Three weeks from Election Day, the math is clear:
So long as nonpartisan candidate Charlie Crist and Democrat Kendrick Meek divvy up Democratic votes, Republican Marco Rubio is poised to comfortably win a U.S. Senate seat.
There is zero evidence either Meek or Crist is remotely considering dropping out, but that's not stopping growing speculation fueled by Gov. Crist's allies. It's a sign of deep trouble for Meek that less than a week before early voting starts the Miami congressman has to repeatedly deny talk of quitting and defend his decision to continue campaigning.
"I just have a feeling that Rubio is going to win, and it scares the hell out of me.
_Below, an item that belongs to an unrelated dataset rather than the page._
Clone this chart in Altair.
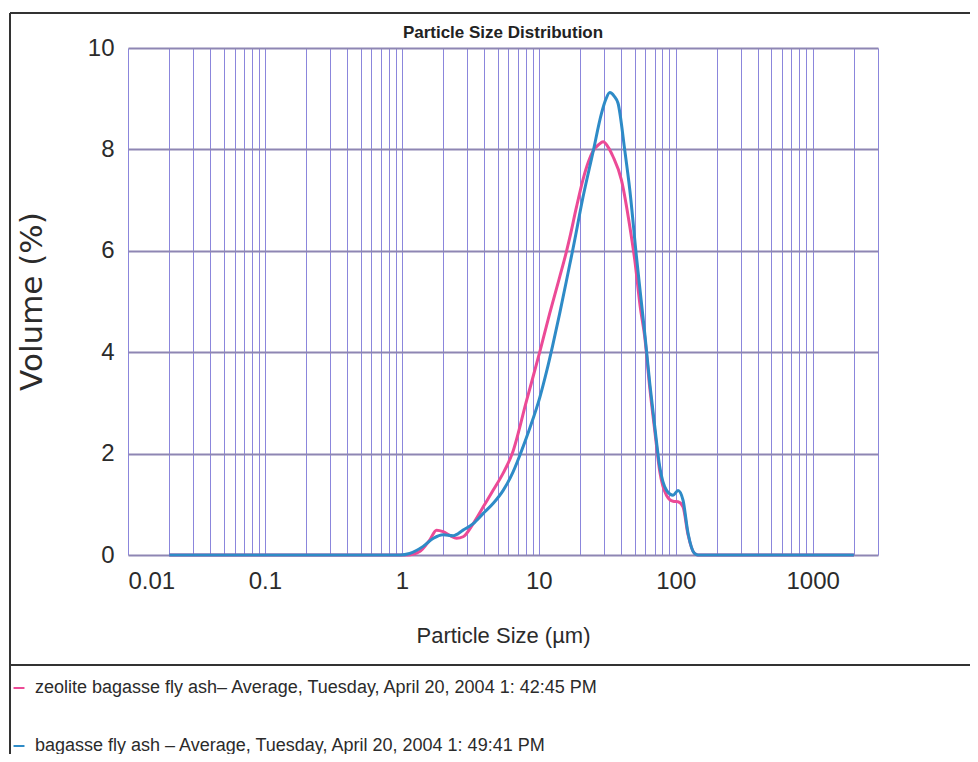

That's why I'm urging people to vote for Charlie Crist," said Ellie Forte, 80, an ardent Democratic activist who had been volunteering for Meek until recently concluding Meek can't win.
The average of recent polls compiled by Pollster.com shows Rubio pulling 43.6 percent support, Crist 28.4 percent and Meek with 21.4 percent, suggesting the only real contest is whether Crist or Meek finishes in second place.
Meanwhile, an automated poll released Tuesday by Public Policy Polling found that if Meek dropped out, Crist and Rubio would be tied at 46 percent, but if Crist dropped out, Rubio would lead Meek 48 percent to 41 percent. With the current field, the poll showed Rubio with 44 percent support, compared to 33 for Crist and 21 for Meek. Among Democrats, Crist and Meek were effectively tied, while Crist had 14 percent of Republicans and 50 percent of independents.
Crist met privately Monday with a group of influential Palm Beach County Democratic clubs, who in turn formally called on Meek to quit the race. The request was supposed to come in a meeting with Palm Beach County Commissioner Burt Aaronson today, but Meek canceled after learning of the agenda.
"We waited this long to see what's happened with Kendrick Meek's fundraising and polling and so forth. I'm 99.8 percent certain it's hopeless for Meek,'' said Jay Weitz, chairman of the People's Choice PAC, which is made up largely of Democratic clubs representing thousands of voters.
Meek has repeatedly scoffed at the notion that he might bow out. Former President Bill Clinton will be campaigning with him in St. Petersburg and Orlando next week.
Still, nothing illustrates the tough state of his campaign than that he has to spend much of his time denying he'll quit or should quit. Crist needs to peel off more Democrats from Meek, and open doubts about Meek's viability can only help.
While Democrats enjoy a significant voter registration advantage in Florida, Democrats and Republicans each are expected to account for roughly 42 percent of the electorate in November. Crist can't win without a big share of those Democratic votes, combined with enough independents and Republicans.
On Tuesday, Crist won another prominent endorsement — from California Republican Gov. Arnold Schwarzenegger, who made his announcement via Twitter. "I endorse Gov @charliecristfl for Senate. Great leader, works with both parties, and our country needs someone like him in DC right now,'' wrote the governor, whose home-state popularity is in the cellar.
President Barack Obama has endorsed Meek, and while there's no sign of the national party investing in Florida's Senate race, don't expect many national Democrats to snub this year's only credible African-American Senate candidate.
State Sen. Chris Smith, who represents a heavily African-American district in Broward County, called it "offensive" that Crist allies would fan rumors about Meek quitting.
"This is a young man who has slayed many Goliaths. He beat a billionaire who did nothing but slander his name,'' Smith said on a conference call Tuesday that Florida Democratic Party chairwoman Karen Thurman held to stress loyalty to Meek.
"Kendrick Meek has no reason to even think about dropping out," she said.
If there's any spoiler in the race it's Crist, said Meek campaign spokesman Adam Sharon.
"Charlie Crist can't win. He has no pathway. He wants to talk about a coalition but this coalition never was and never will be,'' said Sharon, insisting the Democratic nominee is the only one who can overwhelmingly win Democratic votes. "Charlie Crist lost to Marco Rubio once, and he wants to lose to him again, and that's the path we're on right now."
Meek has spent nearly two years campaigning across the state and he has repeatedly made it clear he has zero respect for Crist. There is no hint from him that he might clear a path for a politician who changed parties because he could not win the GOP nomination.
Still, a growing number of Democrats rooting for Crist are keeping hope alive.
"If (Meek) were offered something interesting enough by the president of the United States, why wouldn't you take a complete loss and turn it into something useful,'' said Andre Fadell, a leading Palm Beach Democratic operative. "If it's about what's best for the country, step aside, if it's about what's best for the Democratic Party, step aside, if it's about what's best for Kendrick Meek, well, you decide."